Short exercise
Extract only the lines from the start of the entries below to the line with "plt.rcParams['mathtext.default'] = 'bf'", inclusive; omit every picture.

# Start of Exercise material

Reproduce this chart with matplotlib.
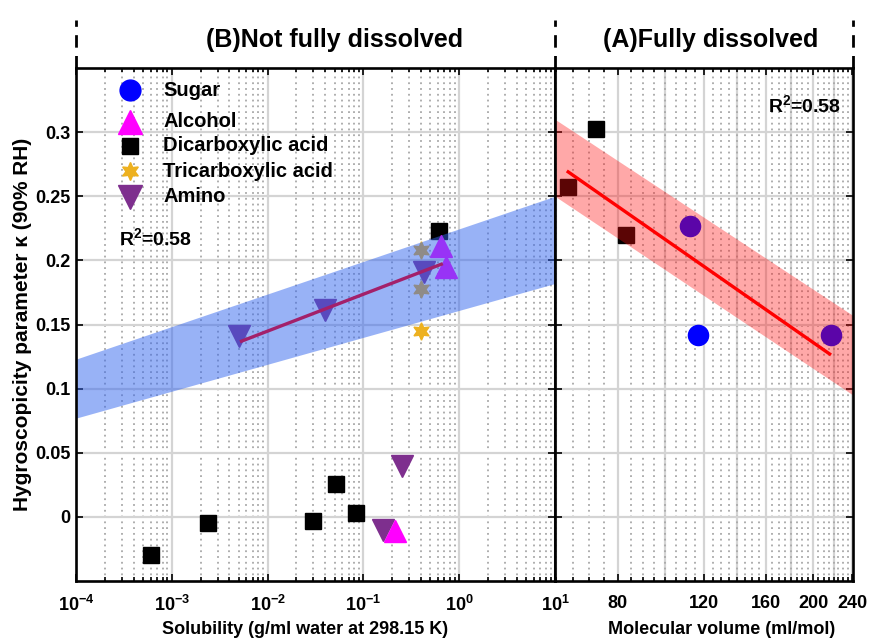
import numpy as np
import matplotlib
matplotlib.use("Agg")
import matplotlib.pyplot as plt
from matplotlib.lines import Line2D
from matplotlib.ticker import FixedLocator, NullFormatter

plt.rcParams['font.family'] = ['Liberation Sans', 'DejaVu Sans']
plt.rcParams['font.weight'] = 'bold'
plt.rcParams['mathtext.fontset'] = 'custom'
plt.rcParams['mathtext.rm'] = 'Liberation Sans'
plt.rcParams['mathtext.bf'] = 'Liberation Sans:bold'
plt.rcParams['mathtext.default'] = 'bf'

# ---------------- data ----------------
# Left panel (B) : solubility (g/ml) vs kappa
dicarb_sol = [6.0e-4, 2.36e-3, 0.0296, 0.0515, 0.083, 0.62]
dicarb_kB = [-0.030, -0.005, -0.003, 0.026, 0.003, 0.223]
tricarb_sol = [0.40, 0.40, 0.40]
tricarb_kB = [0.208, 0.178, 0.145]
alcohol_sol = [0.65, 0.73, 0.216]
alcohol_kB = [0.211, 0.195, -0.011]
amino_sol = [0.0050, 0.040, 0.43, 0.16, 0.25]
amino_kB = [0.141, 0.161, 0.191, -0.010, 0.040]
fitB_x = [0.00534, 0.65]
fitB_y = [0.137, 0.197]
bandB_x = [1e-4, 1e1]
bandB_top = [0.123, 0.25]
bandB_bot = [0.077, 0.182]

# Right panel (A) : molecular volume (ml/mol) vs kappa
sugar_vol = [112.4, 116.4, 217.0]
sugar_kA = [0.227, 0.142, 0.142]
dicarb_vol = [72.1, 63.4, 83.0]
dicarb_kA = [0.3025, 0.257, 0.220]
fitA_x = [63.4, 216.0]
fitA_y = [0.269, 0.127]
bandA_x = [59.6, 241.0]
bandA_top = [0.310, 0.157]
bandA_bot = [0.250, 0.095]

xticksB = [1e-4, 1e-3, 1e-2, 1e-1, 1e0, 1e1]
xticklabelsB = [r'$\mathbf{10^{-4}}$', r'$\mathbf{10^{-3}}$', r'$\mathbf{10^{-2}}$',
                r'$\mathbf{10^{-1}}$', r'$\mathbf{10^{0}}$', r'$\mathbf{10^{1}}$']
xticksA = [80, 120, 160, 200, 240]
yticks = [0, 0.05, 0.1, 0.15, 0.2, 0.25, 0.3]
yticklabels = ['0', '0.05', '0.1', '0.15', '0.2', '0.25', '0.3']

legend_labels = ['Sugar', 'Alcohol', 'Dicarboxylic acid', 'Tricarboxylic acid', 'Amino']

# colours
c_sugar = '#0000FF'
c_alcohol = '#FF00FF'
c_dicarb = '#000000'
c_tricarb = '#EDB120'
c_amino = '#7E2F8E'
hexagram = (6, 1, 0)

W, H = 871, 641
fig = plt.figure(figsize=(W / 100, H / 100), dpi=100)

def fx(px):
    return px / W

def fy(py):
    return 1 - py / H

axB = fig.add_axes([fx(76), fy(581), fx(555) - fx(76), fy(68) - fy(581)])
axA = fig.add_axes([fx(555), fy(581), fx(853) - fx(555), fy(68) - fy(581)])

for ax in (axB, axA):
    ax.set_xscale('log')
    ax.set_ylim(-0.05, 0.35)
    for s in ax.spines.values():
        s.set_linewidth(1.9)
        s.set_zorder(10)
    ax.tick_params(which='both', direction='in', top=True, right=True,
                   width=1.2, labelsize=13)
    ax.tick_params(which='major', length=5)
    ax.tick_params(which='minor', length=3)
    ax.set_yticks(yticks)
    ax.set_axisbelow(True)
    ax.grid(True, axis='y', which='major', color='#D4D4D4', lw=1.6, ls='-')

# ---- left panel ----
axB.set_xlim(1e-4, 1e1)
axB.set_xticks(xticksB)
axB.set_xticklabels(xticklabelsB)
axB.xaxis.set_minor_locator(matplotlib.ticker.LogLocator(base=10, subs=np.arange(2, 10), numticks=20))
axB.xaxis.set_minor_formatter(NullFormatter())
axB.set_yticklabels(yticklabels)
axB.grid(True, axis='x', which='major', color='#D4D4D4', lw=1.6, ls='-')
axB.grid(True, axis='x', which='minor', color='#A8A8A8', lw=1.3, ls=(0, (1, 2.2)))
axB.tick_params(axis='x', pad=10)
axB.tick_params(axis='y', pad=4)

ms_sq = 11
ms_tri = 16
ms_star = 12.5
ms_circ = 14.5
axB.plot(dicarb_sol, dicarb_kB, ls='none', marker='s', ms=ms_sq, color=c_dicarb, zorder=3)
axB.plot(tricarb_sol, tricarb_kB, ls='none', marker=hexagram, ms=ms_star, color=c_tricarb, zorder=3)
axB.plot(amino_sol, amino_kB, ls='none', marker='v', ms=ms_tri, color=c_amino, zorder=3)
axB.plot(alcohol_sol, alcohol_kB, ls='none', marker='^', ms=ms_tri, color=c_alcohol, zorder=3)
axB.fill_between(bandB_x, bandB_bot, bandB_top, color='#3366EE', alpha=0.5, lw=0, zorder=4)
axB.plot(fitB_x, fitB_y, color='#A3206A', lw=2.4, zorder=5)

axB.text(0.090, 0.669, 'R$^2$=0.58', transform=axB.transAxes, fontsize=14,
         fontweight='bold', va='center')

# legend (drawn as markers + text in axes coordinates)
leg_markers = ['o', '^', 's', hexagram, 'v']
leg_colors = [c_sugar, c_alcohol, c_dicarb, c_tricarb, c_amino]
leg_sizes = [15, 17, 11, 13, 17]
leg_y = [0.957, 0.895, 0.848, 0.799, 0.749]
for m, c, s, yy, lab in zip(leg_markers, leg_colors, leg_sizes, leg_y, legend_labels):
    axB.plot([0.113], [yy], transform=axB.transAxes, ls='none', marker=m, ms=s,
             color=c, zorder=20, clip_on=False)
    axB.text(0.182, yy, lab, transform=axB.transAxes, fontsize=14.5,
             fontweight='bold', va='center', ha='left', zorder=20)

axB.set_xlabel('Solubility (g/ml water at 298.15 K)', fontsize=13, fontweight='bold')
axB.xaxis.set_label_coords(0.478, -0.077)
axB.set_ylabel('Hygroscopicity parameter κ (90% RH)', fontsize=15, fontweight='bold')
axB.yaxis.set_label_coords(-0.091, 0.5)

# ---- right panel ----
axA.set_xlim(bandA_x[0], bandA_x[1])
axA.xaxis.set_major_locator(FixedLocator(xticksA))
axA.xaxis.set_major_formatter(matplotlib.ticker.FixedFormatter([str(v) for v in xticksA]))
axA.xaxis.set_minor_locator(FixedLocator(list(range(60, 241, 5))))
axA.xaxis.set_minor_formatter(NullFormatter())
axA.set_yticklabels([])
for v in range(60, 241, 20):
    axA.axvline(v, color='#D4D4D4', lw=1.6, zorder=0.5)
axA.grid(True, axis='x', which='minor', color='#A8A8A8', lw=1.3, ls=(0, (1, 2.2)))
axA.tick_params(axis='x', pad=10)

axA.plot(sugar_vol, sugar_kA, ls='none', marker='o', ms=ms_circ, color=c_sugar, zorder=3)
axA.plot(dicarb_vol, dicarb_kA, ls='none', marker='s', ms=ms_sq, color=c_dicarb, zorder=3)
axA.fill_between(bandA_x, bandA_bot, bandA_top, color='#FF1010', alpha=0.36, lw=0, zorder=4)
axA.plot(fitA_x, fitA_y, color='#FF0000', lw=2.4, zorder=5)
axA.text(0.715, 0.928, 'R$^2$=0.58', transform=axA.transAxes, fontsize=14,
         fontweight='bold', va='center')
axA.set_xlabel('Molecular volume (ml/mol)', fontsize=13, fontweight='bold')
axA.xaxis.set_label_coords(0.56, -0.077)

# ---- titles and dashed separators ----
fig.text(fx(335), fy(40), '(B)Not fully dissolved', fontsize=18, fontweight='bold',
         ha='center', va='center')
fig.text(fx(711), fy(40), '(A)Fully dissolved', fontsize=18, fontweight='bold',
         ha='center', va='center')
for px in (76, 555, 853):
    fig.add_artist(Line2D([fx(px), fx(px)], [fy(68), fy(20)], transform=fig.transFigure,
                          color='k', lw=2.0, ls=(0, (4.5, 3))))

fig.savefig('out.png', dpi=100)
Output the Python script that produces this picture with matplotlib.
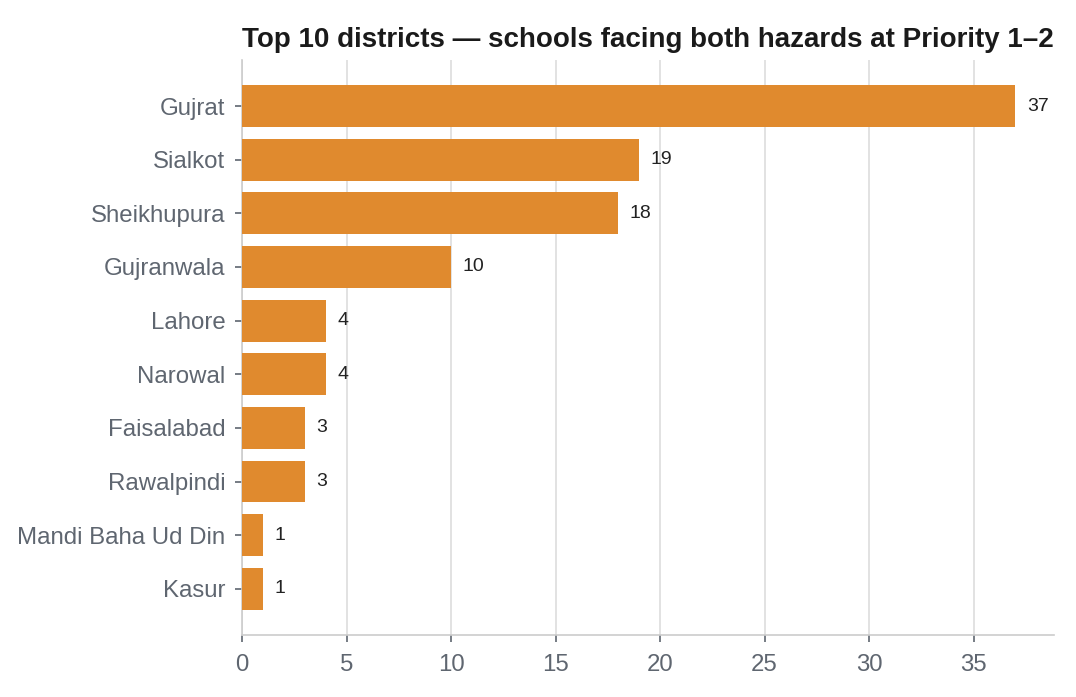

# End of Exercise material

Expected answer
Reproduce this chart with matplotlib.
import numpy as np
import matplotlib
matplotlib.use("Agg")
import matplotlib.pyplot as plt
from matplotlib.lines import Line2D
from matplotlib.ticker import FixedLocator, NullFormatter

plt.rcParams['font.family'] = ['Liberation Sans', 'DejaVu Sans']
plt.rcParams['font.weight'] = 'bold'
plt.rcParams['mathtext.fontset'] = 'custom'
plt.rcParams['mathtext.rm'] = 'Liberation Sans'
plt.rcParams['mathtext.bf'] = 'Liberation Sans:bold'
plt.rcParams['mathtext.default'] = 'bf'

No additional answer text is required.